I've read Adventures of a Curious Character and have the utmost respect for Feynman. Every problem Feynman outlined in his analysis was a real problem that NASA should fix. But none of it really pinpointed the exact cause of the disaster. Feynman mostly chalks the failure to postpone launch to management's disconnect from engineering, from their mistakes and lack of understanding and therefore overestimating the safety of the shuttle. This puts the blame in the wrong place. The managers were no where near being so overconfident that when the engineers who designed the part that failed knew it would probably fail in exactly that way and tried to halt the launch, they'd just brush them aside and go ahead with it. They listened carefully; the engineers had data that would make a great case, but it was presented so incompetently that no one at that meeting would have thought they had a case at all, they simply appeared to be overly cautious, because they did not present any data demonstrating their point.
Can anyone tell me how to set my sig on Slashdot?
If you like Faynman here are some of his lectures. http://vega.org.uk/video/subseries/8
Marcus Ranum has an interesting talk (MP3) in which he discusses Feynman's Challenger commentary at some length in the context of designing reliable/secure software systems.
The talk gets off to a bit of a rough start (see Ranum's comment below), but contains much insight and makes a lot of sense before long. Highly recommended for those in the software development field, where the approach is often 'throw it together, then poke at it and patch it until it stops obviously breaking'; the rigour Feynman & Ranum describe may be overkill for some systems, but exposure to this other approach can help make most of us better developers. I found it helpful, anyway—your mileage may vary.
I work in the aerospace industry, specifically an airline, as a manager of an Engineering subgroup. (if "manage" is what you call what I do)
One of the first things I have a new hire do is read Feynman's appendix to the Challenger Report. Primarily to instill a respect for dealing with data, not desires or pressures, and to (re)enforce the concept that "it worked last time", does NOT make it right or safe to do the same thing again.
The pressure / desire from above or parallel organizations within the company is constant, and usually precipitated by the latest operational interruption. All to frequently the refrain is along the lines of "but last time you authored a deviation, this is only a little bit more". When I feel the pressure is starting to cause situational ethics creep, I pull out Feynman's appendix, and read it myself, or have the affected person on my staff read it.
It is amazing how effective it is in restoring sanity, and a healthy respect for the ability of the hardware to kill you (and / or your customers).

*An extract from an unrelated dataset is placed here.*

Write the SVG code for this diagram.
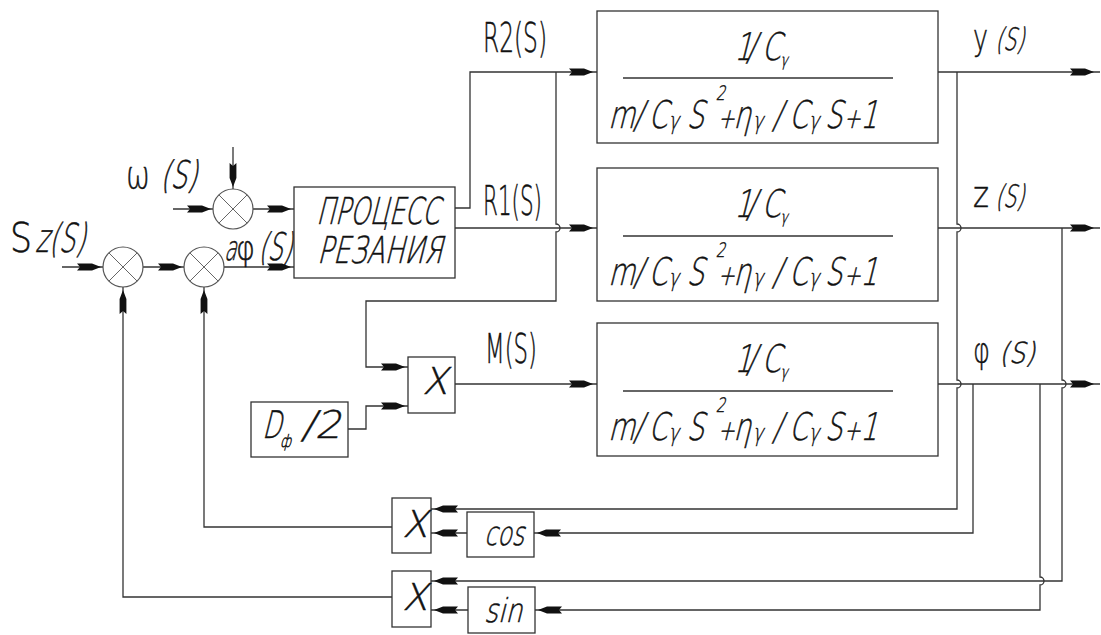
<svg xmlns="http://www.w3.org/2000/svg" xmlns:xlink="http://www.w3.org/1999/xlink" width="1101" height="635" viewBox="0 0 1101 635">
<style>
.ln{fill:none;stroke:#333;stroke-width:1.3}
.bx{fill:#fff;stroke:#333;stroke-width:1.3}
.cr{fill:#fff;stroke:#555;stroke-width:1.2}
.cx{stroke:#666;stroke-width:1}
.ah{fill:#111}
text{font-family:"DejaVu Sans","Liberation Sans",sans-serif;fill:#111;font-weight:200;stroke:#111;stroke-width:0.5}
</style>
<defs>
<path id="ah" d="M0,0 L-9,-3.4 L-24,-3.4 L-21,0 L-24,3.4 L-9,3.4 Z"/>
</defs>
<rect width="1101" height="635" fill="#fff"/>
<g id="connectors">
<path class="ln" d="M233,147 V189"/>
<path class="ln" d="M173,209 H213"/>
<path class="ln" d="M253,209 H294"/>
<path class="ln" d="M62,267 H103"/>
<path class="ln" d="M143,267 H184"/>
<path class="ln" d="M224,267 H294"/>
<path class="ln" d="M455,208 H470 V72 H597"/>
<path class="ln" d="M455,228 H597"/>
<path class="ln" d="M556,72 V224 A4,4 0 0 1 556,232 V301 H366 V367 H408"/>
<path class="ln" d="M348,429 H366 V406 H408"/>
<path class="ln" d="M455,384 H597"/>
<path class="ln" d="M938,72 H1100"/>
<path class="ln" d="M938,228 H1100"/>
<path class="ln" d="M938,384 H1100"/>
<path class="ln" d="M957,72 V224 A4,4 0 0 1 957,232 V380 A4,4 0 0 1 957,388 V509 H431"/>
<path class="ln" d="M973,384 V533 H534"/>
<path class="ln" d="M1062,228 V380 A4,4 0 0 1 1062,388 V581 H431"/>
<path class="ln" d="M1040,384 V577 A4,4 0 0 1 1040,585 V610 H535"/>
<path class="ln" d="M467,533 H431"/>
<path class="ln" d="M468,610 H431"/>
<path class="ln" d="M392,527 H204 V287"/>
<path class="ln" d="M392,597 H123 V287"/>
<g class="ah">
<use xlink:href="#ah" transform="translate(233,187) rotate(90)"/>
<use xlink:href="#ah" transform="translate(211,209)"/>
<use xlink:href="#ah" transform="translate(291,209)"/>
<use xlink:href="#ah" transform="translate(101,267)"/>
<use xlink:href="#ah" transform="translate(182,267)"/>
<use xlink:href="#ah" transform="translate(291,267)"/>
<use xlink:href="#ah" transform="translate(593,72)"/>
<use xlink:href="#ah" transform="translate(593,228)"/>
<use xlink:href="#ah" transform="translate(593,384)"/>
<use xlink:href="#ah" transform="translate(405,367)"/>
<use xlink:href="#ah" transform="translate(405,406)"/>
<use xlink:href="#ah" transform="translate(1094,72)"/>
<use xlink:href="#ah" transform="translate(1094,228)"/>
<use xlink:href="#ah" transform="translate(1094,384)"/>
<use xlink:href="#ah" transform="translate(434,509) rotate(180)"/>
<use xlink:href="#ah" transform="translate(434,533) rotate(180)"/>
<use xlink:href="#ah" transform="translate(537,533) rotate(180)"/>
<use xlink:href="#ah" transform="translate(434,581) rotate(180)"/>
<use xlink:href="#ah" transform="translate(434,610) rotate(180)"/>
<use xlink:href="#ah" transform="translate(538,610) rotate(180)"/>
<use xlink:href="#ah" transform="translate(123,290) rotate(-90)"/>
<use xlink:href="#ah" transform="translate(204,290) rotate(-90)"/>
</g>
</g>
<g id="labels">
<text x="126" y="188" font-size="38" textLength="24" lengthAdjust="spacingAndGlyphs">ω</text>
<text transform="translate(160,188) skewX(-14)" font-size="38" textLength="37" lengthAdjust="spacingAndGlyphs">(S)</text>
<text x="10" y="252" font-size="40" textLength="22" lengthAdjust="spacingAndGlyphs">S</text>
<text transform="translate(35,252) skewX(-14)" font-size="40" textLength="50" lengthAdjust="spacingAndGlyphs">z(S)</text>
<text transform="translate(224,260) skewX(-14)" font-size="34" textLength="12" lengthAdjust="spacingAndGlyphs">a</text>
<text x="236" y="260" font-size="34" textLength="19" lengthAdjust="spacingAndGlyphs">φ</text>
<text transform="translate(258,260) skewX(-14)" font-size="38" textLength="34" lengthAdjust="spacingAndGlyphs">(S)</text>
<text x="483" y="52" font-size="40" textLength="64" lengthAdjust="spacingAndGlyphs">R2(S)</text>
<text x="483" y="215" font-size="40" textLength="59" lengthAdjust="spacingAndGlyphs">R1(S)</text>
<text x="485" y="363" font-size="40" textLength="52" lengthAdjust="spacingAndGlyphs">M(S)</text>
<text x="973" y="50" font-size="36" textLength="15" lengthAdjust="spacingAndGlyphs">y</text>
<text transform="translate(995,50) skewX(-14)" font-size="31" textLength="29" lengthAdjust="spacingAndGlyphs">(S)</text>
<text x="973" y="207" font-size="36" textLength="16" lengthAdjust="spacingAndGlyphs">z</text>
<text transform="translate(995,207) skewX(-14)" font-size="31" textLength="29" lengthAdjust="spacingAndGlyphs">(S)</text>
<text x="973" y="363" font-size="36" textLength="17" lengthAdjust="spacingAndGlyphs">φ</text>
<text transform="translate(999,363) skewX(-14)" font-size="29" textLength="36" lengthAdjust="spacingAndGlyphs">(S)</text>
</g>
<g id="sum1"><circle class="cr" cx="233" cy="209" r="20"/><path class="cx" d="M219,195 L247,223 M247,195 L219,223"/></g>
<g id="sum2"><circle class="cr" cx="123" cy="267" r="20"/><path class="cx" d="M109,253 L137,281 M137,253 L109,281"/></g>
<g id="sum3"><circle class="cr" cx="204" cy="267" r="20"/><path class="cx" d="M190,253 L218,281 M218,253 L190,281"/></g>
<g id="process">
<rect class="bx" x="294" y="187" width="161" height="91"/>
<text transform="translate(316,224) skewX(-14)" font-size="37" textLength="123" lengthAdjust="spacingAndGlyphs">ПРОЦЕСС</text>
<text transform="translate(317,263) skewX(-14)" font-size="37" textLength="125" lengthAdjust="spacingAndGlyphs">РЕЗАНИЯ</text>
</g>
<g id="block1">
<rect class="bx" x="597" y="11" width="341" height="132"/>
<path class="ln" d="M623,78 H893"/>
<g transform="translate(737,60) skewX(-14) scale(0.72,1)" font-size="38">
<text x="-4">1</text><text x="13">/</text><text x="34">C</text><text x="62" y="6" font-size="17">γ</text>
</g>
<g transform="translate(608,128) skewX(-14) scale(0.72,1)" font-size="38">
<text x="0">m</text><text x="35">/</text><text x="56">C</text><text x="84" y="1" font-size="24">γ</text><text x="109">S</text><text x="140" y="-28" font-size="20">2</text><text x="152" font-size="28">+</text><text x="174">η</text><text x="201" y="1" font-size="24">γ</text><text x="228">/</text><text x="251">C</text><text x="279" y="1" font-size="24">γ</text><text x="301">S</text><text x="327" font-size="28">+</text><text x="350">1</text>
</g>
</g>
<g id="block2">
<rect class="bx" x="597" y="168" width="341" height="133"/>
<path class="ln" d="M623,236 H893"/>
<g transform="translate(737,217) skewX(-14) scale(0.72,1)" font-size="38">
<text x="-4">1</text><text x="13">/</text><text x="34">C</text><text x="62" y="6" font-size="17">γ</text>
</g>
<g transform="translate(608,285) skewX(-14) scale(0.72,1)" font-size="38">
<text x="0">m</text><text x="35">/</text><text x="56">C</text><text x="84" y="1" font-size="24">γ</text><text x="109">S</text><text x="140" y="-28" font-size="20">2</text><text x="152" font-size="28">+</text><text x="174">η</text><text x="201" y="1" font-size="24">γ</text><text x="228">/</text><text x="251">C</text><text x="279" y="1" font-size="24">γ</text><text x="301">S</text><text x="327" font-size="28">+</text><text x="350">1</text>
</g>
</g>
<g id="block3">
<rect class="bx" x="597" y="323" width="341" height="133"/>
<path class="ln" d="M623,391 H893"/>
<g transform="translate(737,372) skewX(-14) scale(0.72,1)" font-size="38">
<text x="-4">1</text><text x="13">/</text><text x="34">C</text><text x="62" y="6" font-size="17">γ</text>
</g>
<g transform="translate(608,440) skewX(-14) scale(0.72,1)" font-size="38">
<text x="0">m</text><text x="35">/</text><text x="56">C</text><text x="84" y="1" font-size="24">γ</text><text x="109">S</text><text x="140" y="-28" font-size="20">2</text><text x="152" font-size="28">+</text><text x="174">η</text><text x="201" y="1" font-size="24">γ</text><text x="228">/</text><text x="251">C</text><text x="279" y="1" font-size="24">γ</text><text x="301">S</text><text x="327" font-size="28">+</text><text x="350">1</text>
</g>
</g>
<g id="multM">
<rect class="bx" x="408" y="357" width="47" height="56"/>
<text transform="translate(435,394) skewX(-14)" font-size="37" text-anchor="middle">X</text>
</g>
<g id="dphi">
<rect class="bx" x="251" y="402" width="97" height="55"/>
<text transform="translate(262,438) skewX(-14)" font-size="38" textLength="19" lengthAdjust="spacingAndGlyphs">D</text>
<text transform="translate(280,447) skewX(-14)" font-size="17" textLength="11" lengthAdjust="spacingAndGlyphs">ф</text>
<text transform="translate(301,438) skewX(-14)" font-size="38" textLength="40" lengthAdjust="spacingAndGlyphs">/2</text>
</g>
<g id="mult1">
<rect class="bx" x="392" y="498" width="39" height="55"/>
<text transform="translate(415,537) skewX(-14)" font-size="37" text-anchor="middle">X</text>
</g>
<g id="cos">
<rect class="bx" x="467" y="512" width="67" height="45"/>
<text transform="translate(484,545) skewX(-14)" font-size="33" textLength="40" lengthAdjust="spacingAndGlyphs">cos</text>
</g>
<g id="mult2">
<rect class="bx" x="392" y="571" width="39" height="56"/>
<text transform="translate(415,610) skewX(-14)" font-size="37" text-anchor="middle">X</text>
</g>
<g id="sin">
<rect class="bx" x="468" y="587" width="67" height="46"/>
<text transform="translate(484,622) skewX(-14)" font-size="33" textLength="38" lengthAdjust="spacingAndGlyphs">sin</text>
</g>
</svg>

Richard Feynman gave many things to this world, and especially certain segments of it. It's my opinion however that one of his best and most unsung gifts was the Challenger Report Appendix. It should be required reading for ANYONE who will ever touch or direct action on hardware that could even remotely present a potential for injury or death.
The message was not rocket science, but as the Columbia accident proved the rocket scientists still can't get it right.
Never ascribe to malice or conspiracy that which can be adequately explained by ignorance or stupidity.